Bu kapsamda, sosyologlar şehir içinde etkileşimi artıracak projeler
geliştirebilirler.
Diyarbakır’ın
şehir planlaması, yalnızca teknik bir mühendislik meselesi olarak ele
alınmamalı, sosyal bilimlerin de dâhil olduğu bütüncül bir yaklaşım
benimsenmelidir. Sosyologlar, şehrin tarihî ve kültürel kimliğini koruyarak,
sosyal adaleti gözeten, halkın katılımını sağlayan ve kentsel dönüşüm
süreçlerini insan odaklı bir perspektifle değerlendiren bir planlamaya katkı
sunabilirler.
Öneriler:
Şehir planlama
süreçlerine sosyologların da dahil edilmesini zorunlu kılan politikalar
geliştirilmelidir.
Büyük projeler
öncesinde sosyal etki analizleri yapılmalıdır.
Halkın
doğrudan katılımını sağlayacak mekanizmalar oluşturulmalıdır.
Tarihî
mekânlar ve kültürel miras, şehirleşme süreçlerinde korunmalıdır.

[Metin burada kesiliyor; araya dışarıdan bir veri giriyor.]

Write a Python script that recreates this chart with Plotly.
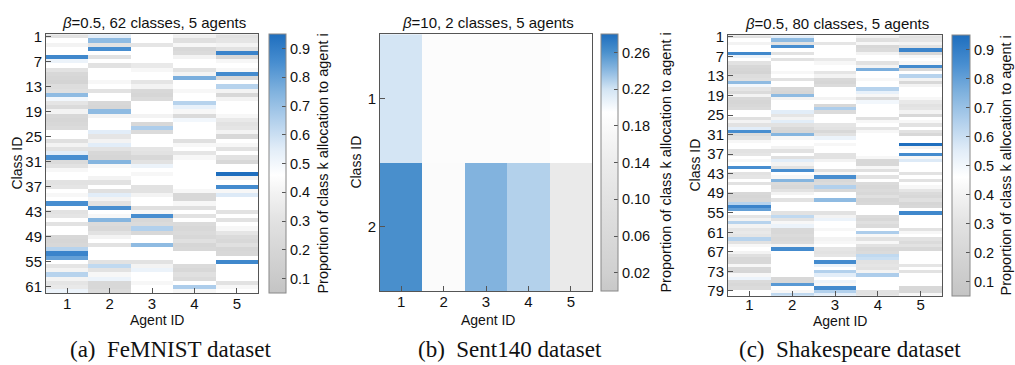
import plotly.graph_objects as go

# ---------------- data ----------------
agents = [1, 2, 3, 4, 5]
femnist_classes = list(range(1, 63))
sent140_classes = [1, 2]
shakespeare_classes = list(range(1, 81))

femnist_ticks = [1, 7, 13, 19, 25, 31, 37, 43, 49, 55, 61]
shakespeare_ticks = [1, 7, 13, 19, 25, 31, 37, 43, 49, 55, 61, 67, 73, 79]
cb_ticks_a = [0.1, 0.2, 0.3, 0.4, 0.5, 0.6, 0.7, 0.8, 0.9]
cb_ticks_b = [0.02, 0.06, 0.10, 0.14, 0.18, 0.22, 0.26]
cb_ticktext_b = ["0.02", "0.06", "0.10", "0.14", "0.18", "0.22", "0.26"]

# FeMNIST: proportion per class (rows) for each agent
femnist_agent1 = [0.30, 0.46, 0.40, 0.46, 0.46, 0.87, 0.52, 0.46, 0.30, 0.22,
                  0.20, 0.18, 0.26, 0.28, 0.72, 0.50, 0.32, 0.24, 0.40, 0.22,
                  0.20, 0.22, 0.24, 0.46, 0.46, 0.28, 0.40, 0.30, 0.55, 0.85,
                  0.24, 0.30, 0.42, 0.46, 0.46, 0.30, 0.32, 0.46, 0.42, 0.46,
                  0.85, 0.46, 0.30, 0.32, 0.46, 0.30, 0.46, 0.46, 0.22, 0.20,
                  0.22, 0.64, 0.88, 0.80, 0.46, 0.32, 0.40, 0.64, 0.40, 0.32,
                  0.34, 0.52]
femnist_agent2 = [0.55, 0.72, 0.30, 0.85, 0.46, 0.30, 0.46, 0.30, 0.46, 0.46,
                  0.46, 0.42, 0.46, 0.30, 0.46, 0.46, 0.22, 0.20, 0.72, 0.40,
                  0.46, 0.46, 0.46, 0.55, 0.32, 0.40, 0.55, 0.30, 0.22, 0.20,
                  0.74, 0.42, 0.46, 0.46, 0.40, 0.30, 0.46, 0.28, 0.55, 0.40,
                  0.30, 0.85, 0.46, 0.42, 0.74, 0.24, 0.22, 0.30, 0.40, 0.46,
                  0.30, 0.46, 0.46, 0.46, 0.30, 0.62, 0.30, 0.42, 0.52, 0.22,
                  0.22, 0.24]
femnist_agent3 = [0.46, 0.46, 0.32, 0.46, 0.46, 0.46, 0.46, 0.34, 0.42, 0.46,
                  0.46, 0.32, 0.40, 0.22, 0.20, 0.24, 0.46, 0.46, 0.46, 0.40,
                  0.46, 0.22, 0.66, 0.24, 0.46, 0.46, 0.46, 0.32, 0.30, 0.22,
                  0.30, 0.52, 0.46, 0.42, 0.46, 0.46, 0.30, 0.30, 0.40, 0.46,
                  0.46, 0.28, 0.42, 0.85, 0.22, 0.24, 0.65, 0.22, 0.46, 0.46,
                  0.72, 0.46, 0.46, 0.46, 0.30, 0.40, 0.52, 0.46, 0.46, 0.42,
                  0.46, 0.46]
femnist_agent4 = [0.38, 0.28, 0.42, 0.22, 0.24, 0.40, 0.46, 0.46, 0.30, 0.40,
                  0.76, 0.46, 0.46, 0.42, 0.46, 0.46, 0.64, 0.53, 0.42, 0.24,
                  0.50, 0.46, 0.46, 0.46, 0.46, 0.28, 0.42, 0.46, 0.32, 0.42,
                  0.46, 0.46, 0.46, 0.46, 0.46, 0.46, 0.46, 0.42, 0.22, 0.22,
                  0.42, 0.28, 0.46, 0.30, 0.46, 0.24, 0.22, 0.24, 0.22, 0.28,
                  0.20, 0.22, 0.46, 0.46, 0.46, 0.24, 0.22, 0.28, 0.24, 0.46,
                  0.66, 0.42]
femnist_agent5 = [0.30, 0.32, 0.40, 0.30, 0.88, 0.22, 0.42, 0.46, 0.42, 0.86,
                  0.22, 0.46, 0.64, 0.40, 0.22, 0.40, 0.46, 0.46, 0.46, 0.42,
                  0.34, 0.30, 0.32, 0.40, 0.22, 0.46, 0.42, 0.30, 0.46, 0.30,
                  0.22, 0.46, 0.46, 0.95, 0.40, 0.46, 0.86, 0.42, 0.56, 0.46,
                  0.46, 0.46, 0.30, 0.46, 0.30, 0.46, 0.42, 0.32, 0.24, 0.22,
                  0.28, 0.20, 0.22, 0.46, 0.87, 0.46, 0.46, 0.46, 0.46, 0.30,
                  0.42, 0.46]

# Sent140: rows = class 1, class 2; columns = agents
sent140_class1 = [0.219, 0.187, 0.187, 0.187, 0.195]
sent140_class2 = [0.261, 0.184, 0.243, 0.229, 0.133]

# Shakespeare
shakespeare_agent1 = [0.30, 0.46, 0.40, 0.46, 0.46, 0.87, 0.52, 0.46, 0.30, 0.22,
                      0.20, 0.18, 0.26, 0.28, 0.72, 0.50, 0.32, 0.24, 0.40, 0.22,
                      0.20, 0.22, 0.24, 0.46, 0.46, 0.28, 0.40, 0.30, 0.55, 0.85,
                      0.24, 0.30, 0.42, 0.46, 0.46, 0.30, 0.32, 0.46, 0.42, 0.46,
                      0.85, 0.46, 0.30, 0.32, 0.46, 0.30, 0.46, 0.46, 0.22, 0.20,
                      0.22, 0.64, 0.88, 0.80, 0.46, 0.32, 0.40, 0.64, 0.40, 0.32,
                      0.34, 0.32, 0.64, 0.30, 0.42, 0.46, 0.40, 0.28, 0.22, 0.22,
                      0.42, 0.22, 0.20, 0.42, 0.52, 0.24, 0.22, 0.24, 0.46, 0.46]
shakespeare_agent2 = [0.55, 0.72, 0.30, 0.85, 0.46, 0.30, 0.46, 0.30, 0.46, 0.46,
                      0.46, 0.42, 0.46, 0.30, 0.46, 0.46, 0.22, 0.20, 0.72, 0.40,
                      0.46, 0.46, 0.46, 0.55, 0.32, 0.40, 0.55, 0.30, 0.22, 0.20,
                      0.74, 0.42, 0.46, 0.46, 0.40, 0.30, 0.46, 0.28, 0.55, 0.40,
                      0.30, 0.85, 0.46, 0.42, 0.74, 0.24, 0.22, 0.30, 0.40, 0.46,
                      0.30, 0.46, 0.46, 0.46, 0.30, 0.62, 0.30, 0.42, 0.52, 0.22,
                      0.22, 0.24, 0.22, 0.24, 0.40, 0.86, 0.46, 0.46, 0.46, 0.46,
                      0.46, 0.46, 0.46, 0.46, 0.22, 0.22, 0.82, 0.46, 0.42, 0.62]
shakespeare_agent3 = [0.46, 0.46, 0.32, 0.46, 0.46, 0.46, 0.46, 0.34, 0.42, 0.46,
                      0.46, 0.32, 0.40, 0.22, 0.20, 0.24, 0.46, 0.46, 0.46, 0.40,
                      0.46, 0.22, 0.66, 0.24, 0.46, 0.46, 0.46, 0.32, 0.30, 0.22,
                      0.30, 0.52, 0.46, 0.42, 0.46, 0.46, 0.30, 0.30, 0.40, 0.46,
                      0.46, 0.28, 0.42, 0.85, 0.22, 0.24, 0.65, 0.22, 0.46, 0.46,
                      0.72, 0.46, 0.46, 0.46, 0.30, 0.40, 0.52, 0.46, 0.46, 0.42,
                      0.46, 0.46, 0.40, 0.42, 0.46, 0.32, 0.30, 0.32, 0.46, 0.86,
                      0.52, 0.46, 0.65, 0.55, 0.46, 0.52, 0.42, 0.86, 0.65, 0.55]
shakespeare_agent4 = [0.38, 0.28, 0.42, 0.22, 0.24, 0.40, 0.46, 0.46, 0.30, 0.40,
                      0.76, 0.46, 0.46, 0.42, 0.46, 0.46, 0.64, 0.53, 0.42, 0.24,
                      0.50, 0.46, 0.46, 0.46, 0.46, 0.28, 0.42, 0.46, 0.32, 0.42,
                      0.46, 0.46, 0.46, 0.46, 0.46, 0.46, 0.46, 0.42, 0.22, 0.22,
                      0.42, 0.28, 0.46, 0.30, 0.46, 0.24, 0.22, 0.24, 0.22, 0.28,
                      0.20, 0.22, 0.46, 0.46, 0.46, 0.24, 0.22, 0.28, 0.24, 0.46,
                      0.66, 0.42, 0.30, 0.42, 0.30, 0.22, 0.24, 0.62, 0.60, 0.30,
                      0.32, 0.30, 0.40, 0.66, 0.46, 0.46, 0.46, 0.46, 0.30, 0.30]
shakespeare_agent5 = [0.30, 0.32, 0.40, 0.30, 0.88, 0.22, 0.42, 0.46, 0.42, 0.86,
                      0.22, 0.46, 0.64, 0.40, 0.22, 0.40, 0.46, 0.46, 0.46, 0.42,
                      0.34, 0.30, 0.32, 0.40, 0.22, 0.46, 0.42, 0.30, 0.46, 0.30,
                      0.22, 0.46, 0.46, 0.95, 0.40, 0.46, 0.86, 0.42, 0.56, 0.46,
                      0.46, 0.46, 0.30, 0.46, 0.30, 0.46, 0.42, 0.32, 0.24, 0.22,
                      0.28, 0.20, 0.22, 0.46, 0.87, 0.46, 0.46, 0.46, 0.46, 0.30,
                      0.42, 0.46, 0.30, 0.24, 0.30, 0.22, 0.46, 0.46, 0.46, 0.46,
                      0.32, 0.46, 0.30, 0.46, 0.46, 0.46, 0.46, 0.22, 0.22, 0.42]

titles = ["<i>β</i>=0.5, 62 classes, 5 agents",
          "<i>β</i>=10, 2 classes, 5 agents",
          "<i>β</i>=0.5, 80 classes, 5 agents"]
captions = ["(a)\u00a0 FeMNIST dataset", "(b)\u00a0 Sent140 dataset",
            "(c)\u00a0 Shakespeare dataset"]
cb_title = "Proportion of class k allocation to agent i"

# ---------------- styling ----------------
W, H = 1015, 365
def px(x):
    return x / W
def py(y):
    return 1 - y / H

scale_a = [[0.0, "rgb(196,196,196)"], [0.1667, "rgb(214,214,214)"],
           [0.2778, "rgb(226,226,226)"], [0.3889, "rgb(243,243,243)"],
           [0.4556, "rgb(255,255,255)"], [0.5556, "rgb(226,237,248)"],
           [0.6667, "rgb(178,208,236)"], [0.7778, "rgb(128,178,222)"],
           [0.8889, "rgb(72,142,208)"], [1.0, "rgb(30,110,190)"]]
scale_b = [[0.0, "rgb(200,200,200)"], [0.0714, "rgb(208,208,208)"],
           [0.357, "rgb(226,226,226)"], [0.5, "rgb(236,236,236)"],
           [0.643, "rgb(250,250,250)"], [0.696, "rgb(255,255,255)"],
           [0.786, "rgb(210,228,244)"], [0.857, "rgb(140,185,225)"],
           [0.929, "rgb(75,145,205)"], [1.0, "rgb(30,110,190)"]]

FONT = "Liberation Sans, Arial, sans-serif"
LINE = "#555555"

# panel geometry (pixels): plot left, right, top, bottom; colorbar left
panels = [
    dict(l=46, r=258, t=28, b=294, cb=269, cbw=17, xstand=-3, agent_y=321.5),
    dict(l=380, r=592, t=28, b=292, cb=601, cbw=17, xstand=-3, agent_y=321.5),
    dict(l=728, r=942, t=29, b=297, cb=952, cbw=18, xstand=-5, agent_y=323),
]

def transpose(cols):
    return [list(r) for r in zip(*cols)]

z_a = transpose([femnist_agent1, femnist_agent2, femnist_agent3, femnist_agent4, femnist_agent5])
z_b = [sent140_class1, sent140_class2]
z_c = transpose([shakespeare_agent1, shakespeare_agent2, shakespeare_agent3,
                 shakespeare_agent4, shakespeare_agent5])

fig = go.Figure()

traces = [
    (z_a, femnist_classes, scale_a, 0.05, 0.95, cb_ticks_a, [f"{v:.1f}" for v in cb_ticks_a]),
    (z_b, sent140_classes, scale_b, 0.0, 0.28, cb_ticks_b, cb_ticktext_b),
    (z_c, shakespeare_classes, scale_a, 0.05, 0.95, cb_ticks_a, [f"{v:.1f}" for v in cb_ticks_a]),
]
ytickvals = [femnist_ticks, sent140_classes, shakespeare_ticks]

for i, (z, ys, cs, zmin, zmax, ctv, ctt) in enumerate(traces):
    p = panels[i]
    sfx = "" if i == 0 else str(i + 1)
    fig.add_trace(go.Heatmap(
        z=z, x=agents, y=ys, colorscale=cs, zmin=zmin, zmax=zmax,
        xaxis="x" + sfx, yaxis="y" + sfx, hoverongaps=False,
        colorbar=dict(
            x=px(p["cb"]), xanchor="left", xpad=0, ypad=0,
            y=(py(p["t"]) + py(p["b"])) / 2, yanchor="middle",
            len=(p["b"] - p["t"]) / H, lenmode="fraction",
            thickness=p["cbw"], thicknessmode="pixels",
            outlinewidth=1, outlinecolor="#888888",
            ticks="inside", ticklen=4, tickcolor=LINE,
            tickvals=ctv, ticktext=ctt,
            tickfont=dict(family=FONT, size=14.5, color="#111111"),
        ),
    ))
    axis_common = dict(showline=True, mirror=True, linecolor=LINE, linewidth=1,
                       ticks="inside", ticklen=5, tickcolor=LINE, showgrid=False,
                       zeroline=False, tickfont=dict(family=FONT, size=15, color="#111111"))
    fig.layout["xaxis" + sfx] = dict(
        domain=[px(p["l"]), px(p["r"])], anchor="y" + sfx,
        tickvals=agents, range=[0.5, 5.5], ticklabelstandoff=p["xstand"], **axis_common)
    fig.layout["yaxis" + sfx] = dict(
        domain=[py(p["b"]), py(p["t"])], anchor="x" + sfx,
        tickvals=ytickvals[i], autorange="reversed", **axis_common)

annotations = []
title_x = [154, 488, 837]
caption_x = [170, 510, 850]
classid_x = [17, 356, 695]
agentid_x = [157, 488, 840]
cbtitle_x = [323, 666, 1006]
for i, p in enumerate(panels):
    annotations.append(dict(x=px(title_x[i]), y=py(p["t"] - 1), xref="paper", yref="paper",
                            text=titles[i], showarrow=False, xanchor="center", yanchor="bottom",
                            font=dict(family=FONT, size=15, color="#111111")))
    annotations.append(dict(x=px(caption_x[i]), y=py(352), xref="paper", yref="paper",
                            text=captions[i], showarrow=False, xanchor="center", yanchor="middle",
                            font=dict(family="Liberation Serif, Times New Roman, serif", size=23,
                                      color="#111111")))
    annotations.append(dict(x=px(classid_x[i]), y=py((p["t"] + p["b"]) / 2), xref="paper",
                            yref="paper", text="Class ID", showarrow=False, textangle=-90,
                            xanchor="center", yanchor="middle",
                            font=dict(family=FONT, size=14, color="#111111")))
    annotations.append(dict(x=px(agentid_x[i]), y=py(p["agent_y"]), xref="paper", yref="paper",
                            text="Agent ID", showarrow=False, xanchor="center", yanchor="middle",
                            font=dict(family=FONT, size=14, color="#111111")))
    annotations.append(dict(x=px(cbtitle_x[i]), y=py((p["t"] + p["b"]) / 2), xref="paper",
                            yref="paper", text=cb_title, showarrow=False, textangle=-90,
                            xanchor="center", yanchor="middle",
                            font=dict(family=FONT, size=14.5, color="#111111")))

fig.update_layout(
    width=W, height=H, margin=dict(l=0, r=0, t=0, b=0),
    paper_bgcolor="white", plot_bgcolor="white",
    annotations=annotations, showlegend=False,
)

fig.write_html("out.html", config={"displayModeBar": False},
               post_script="document.body.style.margin='0';document.body.style.overflow='hidden';")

Genç nüfusun ve göçle gelen kesimlerin kente entegrasyonu desteklenmelidir.
Diyarbakır
gibi zengin bir tarihe ve kültüre sahip bir şehirde, sosyologların katkısı
olmadan yapılan şehir planlamaları, toplumsal dokuya zarar verebilir. Bu
nedenle, şehir plancıları ve mühendislerle birlikte sosyologlar da planlama
süreçlerine aktif olarak dâhil edilmelidir.